In the past, political allegiances within the West would have shielded these double standards from view; today, at a time when the West finds it hard to draw moral lines, Straw’s proposed treaty is see-through. When much of the UK believes that the war on Iraq contravened international law, and when UK and US soldiers are prosecuted for killings they carried out with government-issued weapons, Straw can hardly hold standards over the rest of the world. And when everybody thinks that politicians are only in it for the money, it is difficult for them to strike grand moral poses. On Newsnight’s report on the issue, Jeremy Paxman whipped out the ‘what about China?’ line, and Jack Straw had to shuffle his feet.

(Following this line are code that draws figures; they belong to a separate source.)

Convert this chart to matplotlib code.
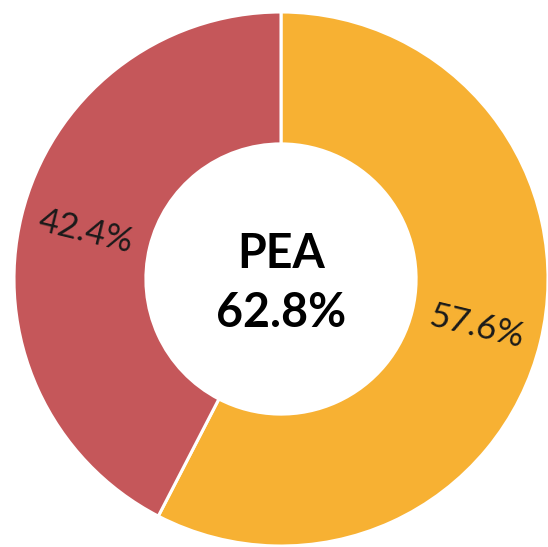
import matplotlib
matplotlib.use("Agg")
import matplotlib.pyplot as plt
import numpy as np

categories = ["Yes", "No"]
values = [57.6, 42.4]
colors = ["#F7B133", "#C5575A"]
center_title = "PEA"
center_value = "62.8%"

W, H = 548, 547
fig = plt.figure(figsize=(W / 100, H / 100), dpi=100)
cx, cy, r = 281, 279, 267
ax = fig.add_axes([(cx - r) / W, (H - cy - r) / H, 2 * r / W, 2 * r / H])

wedges, texts = ax.pie(values, colors=colors, startangle=90, counterclock=False,
                       radius=1, wedgeprops=dict(width=0.494, edgecolor="white", linewidth=2.2),
                       frame=False)
ax.set_xlim(-1, 1)
ax.set_ylim(-1, 1)
ax.set_aspect("auto")
ax.axis("off")

start = 90.0
total = sum(values)
for v in values:
    ang = start - v / total * 360 / 2
    start -= v / total * 360
    rr = 0.753
    x = rr * np.cos(np.radians(ang))
    y = rr * np.sin(np.radians(ang))
    rot = ang
    if rot > 90 or rot < -90:
        rot += 180
    rot = ((rot + 180) % 360) - 180
    ax.text(x, y, f"{v:.1f}%", ha="center", va="center", rotation=rot,
            rotation_mode="anchor", fontsize=25, family="Lato", color="#1a1a1a")

ax.text(0, 0.041, center_title, ha="center", va="baseline", fontsize=33.5,
        fontweight="bold", family="Lato", color="black")
ax.text(0, -0.18, center_value, ha="center", va="baseline", fontsize=33.5,
        fontweight="bold", family="Lato", color="black")

fig.savefig("out.png", dpi=100, facecolor="white")
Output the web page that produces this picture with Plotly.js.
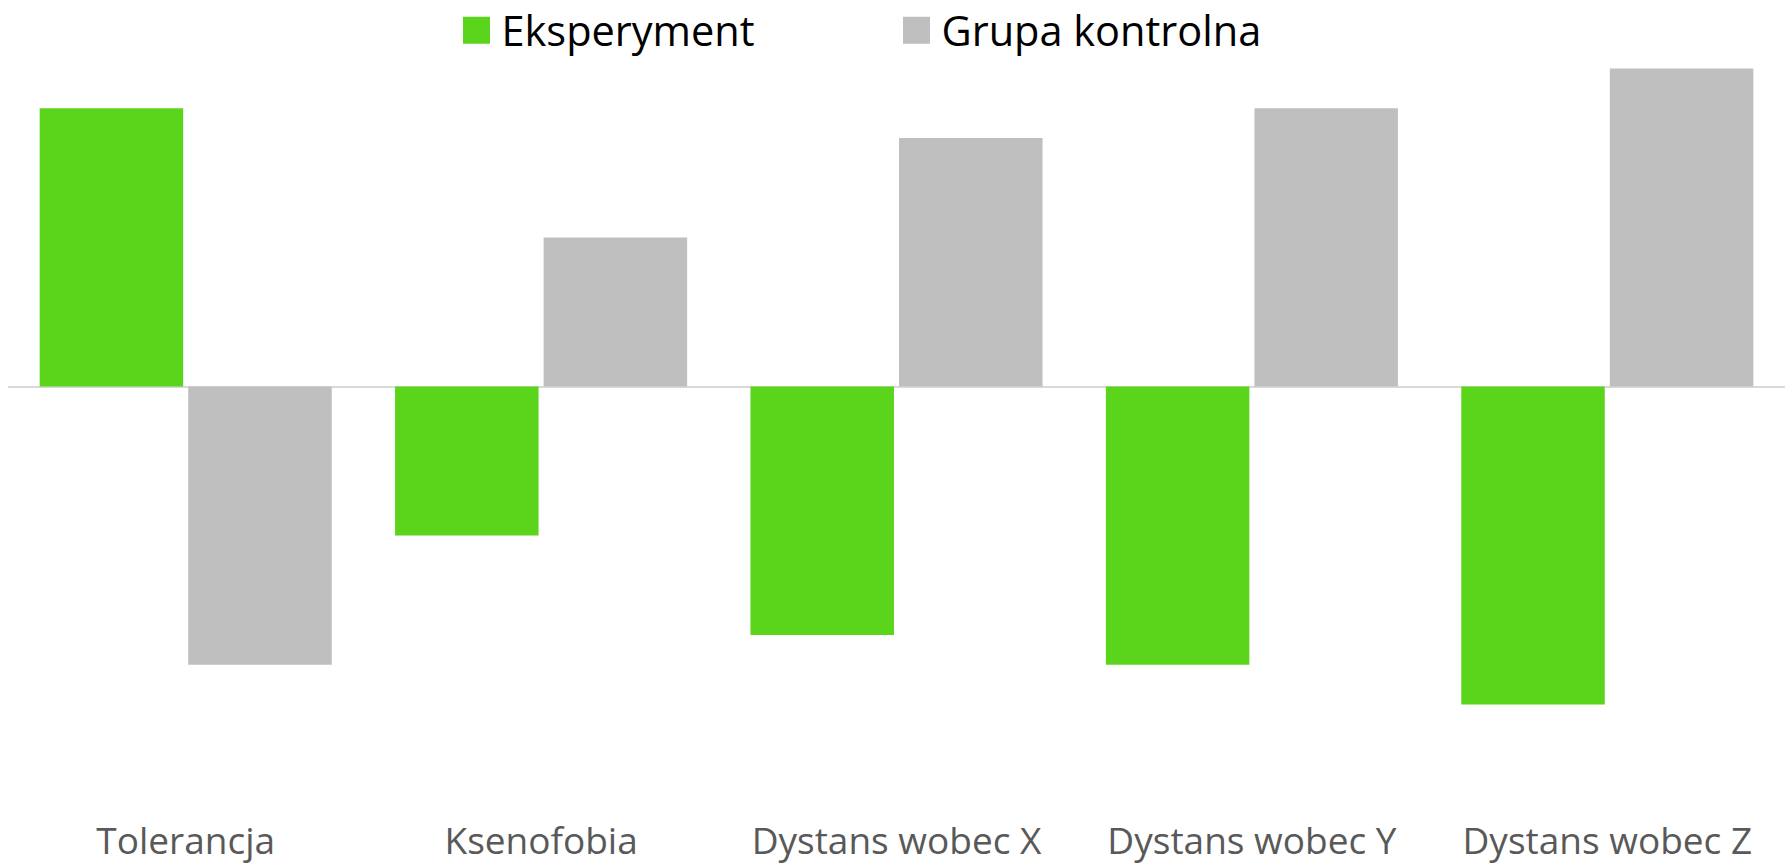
<!DOCTYPE html>
<html>
<head>
<meta charset="utf-8">
<script src="https://cdn.plot.ly/plotly-3.0.1.min.js"></script>
<style>
  html, body { margin: 0; padding: 0; background: #ffffff; }
  #chart { width: 1787px; height: 865px; }
</style>
</head>
<body>
<div id="chart"></div>
<script>
// Data
const categories = ["Tolerancja", "Ksenofobia", "Dystans wobec X", "Dystans wobec Y", "Dystans wobec Z"];
const seriesNames = ["Eksperyment", "Grupa kontrolna"];
const eksperyment = [1.12, -0.60, -1.00, -1.12, -1.28];
const grupaKontrolna = [-1.12, 0.60, 1.00, 1.12, 1.28];

const GREEN = "#5bd41c";
const GRAY = "#bfbfbf";

const traces = [
  {
    type: "bar",
    name: seriesNames[0],
    x: categories,
    y: eksperyment,
    marker: { color: GREEN, line: { width: 0 } },
    hoverinfo: "x+y+name"
  },
  {
    type: "bar",
    name: seriesNames[1],
    x: categories,
    y: grupaKontrolna,
    marker: { color: GRAY, line: { width: 0 } },
    hoverinfo: "x+y+name"
  }
];

const layout = {
  width: 1787,
  height: 865,
  margin: { l: 8, r: 2, t: 60, b: 49, pad: 0, autoexpand: false },
  paper_bgcolor: "#ffffff",
  plot_bgcolor: "#ffffff",
  font: { family: "'Open Sans', 'Noto Sans', sans-serif", color: "#595959" },
  barmode: "group",
  bargap: 0.164,
  bargroupgap: 0.034,
  showlegend: true,
  legend: {
    orientation: "h",
    xref: "container",
    yref: "paper",
    x: 0.25266,
    xanchor: "left",
    y: 1.0836,
    yanchor: "top",
    itemwidth: 40,
    entrywidth: 385,
    entrywidthmode: "pixels",
    font: { family: "'Open Sans', 'Noto Sans', sans-serif", size: 41.5, color: "#000000" },
    bgcolor: "rgba(0,0,0,0)",
    traceorder: "normal"
  },
  xaxis: {
    type: "category",
    showgrid: false,
    showline: false,
    zeroline: false,
    ticks: "",
    tickfont: { family: "'Open Sans', 'Noto Sans', sans-serif", size: 37, color: "#595959" },
    automargin: false,
    fixedrange: true
  },
  yaxis: {
    range: [-1.7284, 1.3139],
    showgrid: false,
    showticklabels: false,
    showline: false,
    ticks: "",
    zeroline: true,
    zerolinecolor: "#d9d9d9",
    zerolinewidth: 2,
    automargin: false,
    fixedrange: true
  }
};

Plotly.newPlot("chart", traces, layout, { displayModeBar: false, staticPlot: true }).then(function () {
  // enlarge legend keys to match the reference's larger squares (keep Plotly's own centring)
  document.querySelectorAll("#chart .legend .legendpoints path").forEach(function (p) {
    var t = p.getAttribute("transform") || "";
    p.setAttribute("transform", t + " scale(2.25)");
  });
});
</script>
</body>
</html>
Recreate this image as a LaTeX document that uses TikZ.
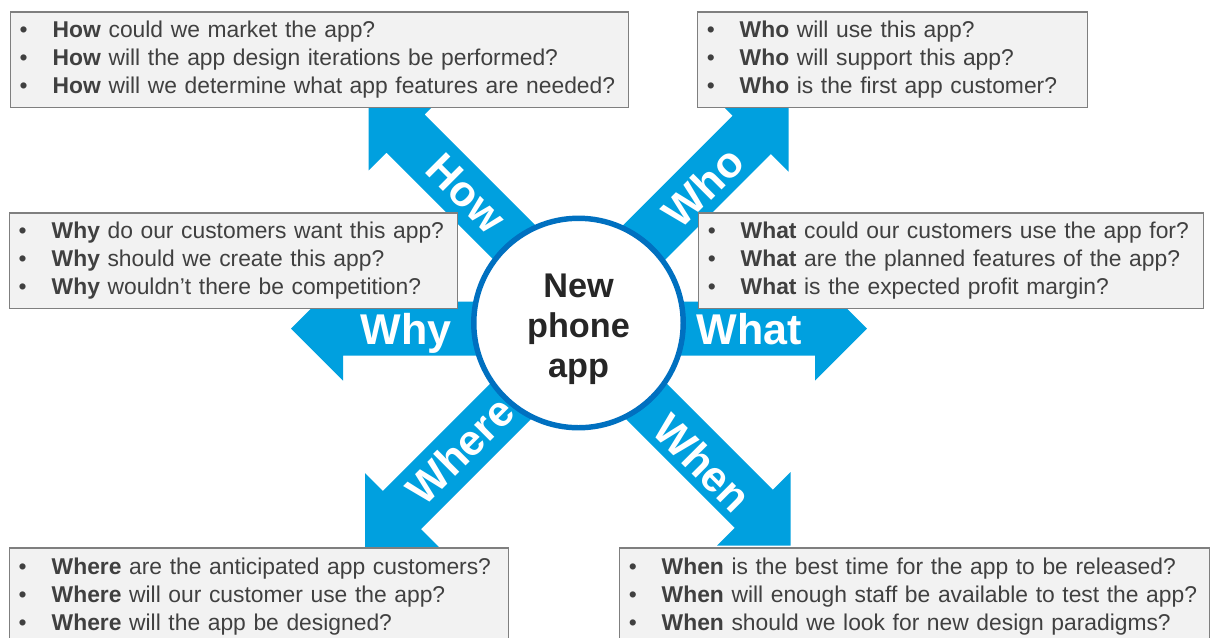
\documentclass[tikz,border=0pt]{standalone}
\usepackage{fontspec}
\setmainfont{Liberation Sans}

\definecolor{arrowblue}{RGB}{0,160,223}
\definecolor{ringblue}{RGB}{0,112,192}
\definecolor{boxfill}{RGB}{242,242,242}
\definecolor{boxline}{RGB}{127,127,127}
\definecolor{qtext}{RGB}{64,64,64}

% one bullet line of a question box
\newcommand{\qb}[2]{\mbox{\makebox[0.66cm][l]{\textbullet}\textbf{#1} #2}}

\begin{document}
\begin{tikzpicture}[
  x=0.02cm, y=-0.02cm,
  every node/.style={inner sep=0pt},
  %% --- styles ---------------------------------------------------
  qbox/.style={
    draw=boxline, fill=boxfill, line width=0.85pt, anchor=north west,
    inner xsep=0.18cm, inner ysep=0pt, minimum height=1.92cm,
    align=left, text=qtext, font=\fontsize{13pt}{15.9pt}\selectfont},
  hub/.style={
    circle, draw=ringblue, fill=white, line width=3.1pt,
    minimum size=4.19cm},
  hubtext/.style={
    align=center, text=black!85,
    font=\fontsize{19.5pt}{22.8pt}\selectfont\bfseries},
  tag/.style={
    text=white, font=\fontsize{24.5pt}{28pt}\selectfont\bfseries,
    text height=17.6pt, text depth=0pt},
  pics/bigarrow/.style={code={
    \fill[arrowblue] (#1,-27) -- (0,-27) -- (0,-52) -- (52,0)
                     -- (0,52) -- (0,27) -- (#1,27) -- cycle;}}
]
  \useasboundingbox (0,0) rectangle (1211,637);
  \clip (0,0) rectangle (1211,637);

  %% ==============================================================
  %%  arrows (pic placed at the back of each head)
  %% ==============================================================
  \pic[rotate=135] at (405.5,133.5) {bigarrow=-256};
  \pic[rotate=45]  at (751.8,134.8) {bigarrow=-256};
  \pic[rotate=180] at (343,328.5)   {bigarrow=-236};
  \pic[rotate=0]   at (815,328.5)   {bigarrow=-237};
  \pic[rotate=225] at (402,510)     {bigarrow=-257};
  \pic[rotate=315] at (753.8,508.8) {bigarrow=-255};

  \node[tag, rotate=-45] (lblhow)   at (467,193) {How};
  \node[tag, rotate=45]  (lblwho)   at (703,187) {Who};
  \node[tag]             (lblwhy)   at (406,329) {Why};
  \node[tag]             (lblwhat)  at (749,329) {What};
  \node[tag, rotate=45]  (lblwhere) at (460,450) {Where};
  \node[tag, rotate=-45] (lblwhen)  at (703,463) {When};

  %% ==============================================================
  %%  centre
  %% ==============================================================
  \node[hub] (hub) at (578.5,323) {};
  \node[hubtext] (hubname) at (578.5,329) {New\\phone\\app};

  %% ==============================================================
  %%  question boxes
  %% ==============================================================
  \node[qbox, text width=12.0cm] (howbox) at (10,11) {%
    \qb{How}{could we market the app?}\\
    \qb{How}{will the app design iterations be performed?}\\
    \qb{How}{will we determine what app features are needed?}};

  \node[qbox, text width=7.44cm] (whobox) at (697,11) {%
    \qb{Who}{will use this app?}\\
    \qb{Who}{will support this app?}\\
    \qb{Who}{is the first app customer?}};

  \node[qbox, text width=8.6cm] (whybox) at (9,212) {%
    \qb{Why}{do our customers want this app?}\\
    \qb{Why}{should we create this app?}\\
    \qb{Why}{wouldn’t there be competition?}};

  \node[qbox, text width=9.74cm] (whatbox) at (698,212) {%
    \qb{What}{could our customers use the app for?}\\
    \qb{What}{are the planned features of the app?}\\
    \qb{What}{is the expected profit margin?}};

  \node[qbox, text width=9.62cm, minimum height=1.94cm] (wherebox) at (9,547) {%
    \qb{Where}{are the anticipated app customers?}\\
    \qb{Where}{will our customer use the app?}\\
    \qb{Where}{will the app be designed?}};

  \node[qbox, text width=11.44cm, minimum height=1.94cm] (whenbox) at (619,547) {%
    \qb{When}{is the best time for the app to be released?}\\
    \qb{When}{will enough staff be available to test the app?}\\
    \qb{When}{should we look for new design paradigms?}};

\end{tikzpicture}
\end{document}
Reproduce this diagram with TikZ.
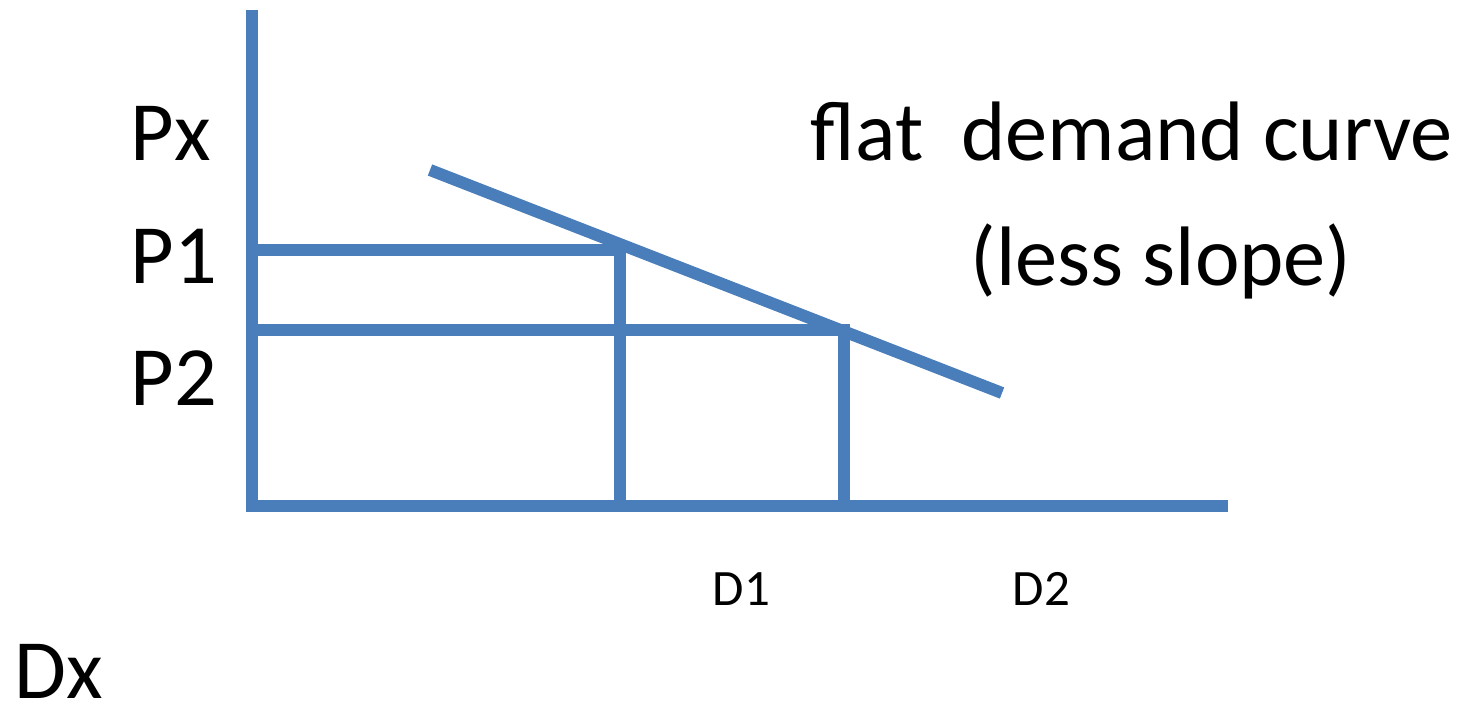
\documentclass[tikz,border=0pt]{standalone}
\usepackage{fontspec}
\setmainfont{Carlito}
\usepackage{tikz}
\usetikzlibrary{calc}
\definecolor{ejeazul}{RGB}{74,126,187}

\begin{document}
\begin{tikzpicture}[
  x=0.01cm, y=-0.01cm,
  linea/.style={draw=ejeazul, line width=0.12cm},
  etq/.style={anchor=base west, inner sep=0pt, font=\fontsize{24}{28}\selectfont},
  etqq/.style={anchor=base west, inner sep=0pt, font=\fontsize{14.5}{17}\selectfont}]

  \useasboundingbox (0,0) rectangle (1474,709);

  % ejes
  \coordinate (top) at (252,10);
  \coordinate (O)   at (252,506);
  \coordinate (xe)  at (1228,506);
  \draw[linea] (top) -- (O) -- (xe);

  % curva de demanda
  \coordinate (d0) at (430,170);
  \coordinate (d1) at (1002,393);
  \draw[linea] (d0) -- (d1);

  % precios y cantidades
  \coordinate (q1) at (620,250);
  \coordinate (q2) at (844,330);
  \draw[linea] (O |- q1) -- (q1) -- (q1 |- O);
  \draw[linea] (O |- q2) -- (q2) -- (q2 |- O);

  % textos
  \node[etq] (px) at (130,160) {Px};
  \node[etq] (p1) at (130,283) {P1};
  \node[etq] (p2) at (130,405) {P2};
  \node[etq] (dx) at (14,698) {Dx};
  \node[etqq] (d1l) at (712,605) {D1};
  \node[etqq] (d2l) at (1012,605) {D2};
  \node[etq] (t1) at (810,160) {flat\ \ demand curve};
  \node[etq] (t2) at (970,285) {(less slope)};
\end{tikzpicture}
\end{document}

But if arms treaties are more see-through now, this is due more to cynicism than criticism. Instead of being viewed as our bastard and their bastard, they are all just seen as bastards. And they are all too irresponsible to have guns – Bush and Blair included.

It is the moral uncertainty hanging over the West that drives Straw to lay down the line on arms sales. The only way in which Britain can assert its authority today is by contrasting itself to ‘uncivilised’ others. But it is this same moral uncertainty that makes the line so much more difficult to hold.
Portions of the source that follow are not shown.